With 264 runs at an average of 33 and 16 wickets at 13.43, Perry topped both the run-scoring and wicket-taking tables and was deservedly named the player of the series.

Incredibly, it is the second time Perry has managed the feat, also named the series' best player in 2013-14 after topping the runs table and finishing equal-first in the wickets alongside teammate Rene Ferrell. 

It was Perry’s performances with the bat in the three-match one-day international leg of the series that set the tone for the Commonwealth Bank Southern Stars’ first Ashes win on British soil since 2001.

She was named the player of that series with scores of 78, 48 and 67, and she also took three crucial top-order wickets. Her knock of 48 in Bristol ended a record run of seven consecutive ODI half-centuries, highlighting the advancement of her batting game.

Watch: Perry peaks again (restrictions apply)

While much has been made of Perry’s improvement with the bat – originally the weaker of her dual powers - she gave a timely reminder of her prowess with the ball in the one-off Test in Canterbury.

When Australia needed English wickets on the final day of the rain-affected Test, it was Perry who drove the Stars to victory with a career best 6-32 - the best bowling figures for the Southern Stars since Betty Wilson’s 6-28 in 1948.

Watch: Perry's six wickets (restrictions apply)

And having scored her maiden T20 fifty as an opener in the three-match series against Ireland that was slotted in after the Test, Perry made the move to the top of the order for the three T20s against England.

While the T20 leg was Perry’s least productive – as it was for many of her teammates, with England taking out the series 2-1 – she top-scored with 30 in the opening loss in Chelmsford before claiming the vital wickets of Lauren Winfield and Nicole Sciver in the second match, taking 2-13 as Australia successfully defended 7-107 and ensured they would take the Women’s Ashes home with them.

“I am probably especially pleased with the way I’ve bowled, because in the last couple of years I haven’t bowled that well,” Perry said.

“I worked hard in the off-season and did a lot of work with a strength trainer back in Canberra to make sure I was fit and strong enough to last this whole series.

“So from that point of view it’s really pleasing to be able to contribute and I probably bowled better than I have for the last couple of years.

“Looking at way England play, Katherine Brunt and Anya Shrubsole really set tone for their team. I think it’s a great asset for them and really we’ve got that with our fast bowlers too.”

Watch: Lanning and Perry speak after final Ashes game

While Perry sat on top of the runs and wickets tables at the end of the Women’s Ashes, the performances of her teammates were a testament to the Stars’ depth.

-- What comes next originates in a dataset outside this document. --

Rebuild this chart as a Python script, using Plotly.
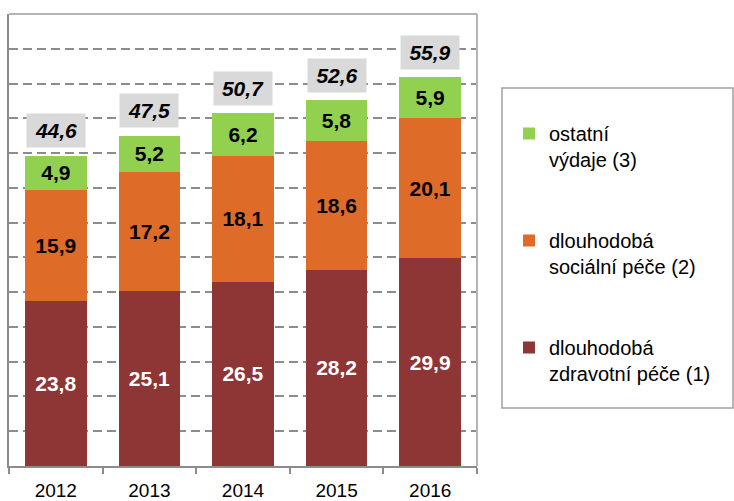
import plotly.graph_objects as go

years = ["2012", "2013", "2014", "2015", "2016"]
zdravotni = [23.8, 25.1, 26.5, 28.2, 29.9]
socialni = [15.9, 17.2, 18.1, 18.6, 20.1]
ostatni = [4.9, 5.2, 6.2, 5.8, 5.9]
totals = [44.6, 47.5, 50.7, 52.6, 55.9]

names = ["dlouhodobá<br>zdravotní péče (1)", "dlouhodobá<br>sociální péče (2)", "ostatní<br>výdaje (3)"]
colors = ["#8E3535", "#DE6C28", "#92D050"]
text_colors = ["white", "black", "black"]

FONT = "Liberation Sans, Arial, sans-serif"

def fmt(v):
    return f"{v:.1f}".replace(".", ",")

fig = go.Figure()
for i, (vals, name) in enumerate(zip([zdravotni, socialni, ostatni], names)):
    fig.add_trace(go.Bar(
        x=years, y=vals, name=name, legendgroup=f"g{i}", legendrank=3 - i,
        marker=dict(color=colors[i], line=dict(width=0)),
        text=[fmt(v) for v in vals], textposition="inside",
        insidetextanchor="middle", textangle=0, constraintext="none",
        textfont=dict(family=FONT, size=21, color=text_colors[i], weight="bold"),
        hoverinfo="skip",
    ))

for idx, t in enumerate(totals):
    fig.add_annotation(
        x=idx, y=t, xref="x", yref="y", text=fmt(t), showarrow=False,
        yshift=25, yanchor="middle", bgcolor="#D9D9D9", width=58, height=33, borderpad=0,
        font=dict(family=FONT, size=21, color="black", weight="bold", style="italic"),
    )

W, H = 734, 501
L, R, T, B = 9, 477, 14, 466
pw, ph = R - L, B - T

def px(x):
    return (x - L) / pw

def py(y):
    return (B - y) / ph

# top & right frame lines
fig.add_shape(type="line", xref="paper", yref="paper", x0=0, x1=1, y0=1, y1=1,
              line=dict(color="#B4B4B4", width=2), layer="above")
fig.add_shape(type="line", xref="paper", yref="paper", x0=1, x1=1, y0=0, y1=1,
              line=dict(color="#B4B4B4", width=2), layer="above")
# legend box
fig.add_shape(type="rect", xref="paper", yref="paper", x0=px(502), x1=px(733), y0=py(408), y1=py(88),
              line=dict(color="#A0A0A0", width=1.5), layer="above")

fig.update_layout(
    width=W, height=H,
    margin=dict(l=L, r=W - R, t=T, b=H - B, pad=0, autoexpand=False),
    paper_bgcolor="white", plot_bgcolor="white",
    barmode="stack", bargap=0.34,
    font=dict(family=FONT, size=18, color="black"),
    showlegend=True,
    legend=dict(
        x=px(509), y=py(114), xanchor="left", yanchor="top",
        traceorder="grouped", tracegroupgap=52, valign="top",
        font=dict(family=FONT, size=20, color="black"),
        bgcolor="rgba(0,0,0,0)", borderwidth=0,
    ),
    xaxis=dict(
        type="category", showgrid=False, showline=True, linecolor="#8C8C8C", linewidth=2,
        ticks="outside", tickson="boundaries", ticklen=6, tickcolor="#8C8C8C", tickwidth=2,
        tickfont=dict(family=FONT, size=19, color="black"), zeroline=False,
        ticklabelstandoff=6, automargin=False,
    ),
    yaxis=dict(
        range=[0, 65], dtick=5, showticklabels=False, showgrid=True,
        gridcolor="#8C8C8C", gridwidth=1.5, griddash="9px,5px",
        showline=True, linecolor="#8C8C8C", linewidth=2, zeroline=False, ticks="",
        automargin=False,
    ),
)

fig.write_html("out.html", config={"displayModeBar": False},
               post_script="document.body.style.margin='0';")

When Australia were 5-99 in the first innings of the Test, Queensland allrounder Jess Jonassen produced a gritty 99 to rescue her team.

In the second ODI in Bristol, Southern Stars skipper Meg Lanning scored the only century of the Women’s Ashes to guide her team to a 63-run victory, and followed up with 85 in the next match.

Opening batter Nicole Bolton, who does not play in the T20 team, finished the highest average of either team – 34.50 – after consistent performances in the Test and ODIs.

With the ball, quick Megan Schutt’s 4-26 helped skittle England for 168 in the first innings of the Test, while fellow pace bowler Rene Farrell made the most of her opportunity in the series-deciding second T20 with a match-winning 3-17.

“That’s a real strength of our group, we’ve got a lot of depth and different people will step up at different times. That’s been a real key to our success over the last five years,” Lanning said.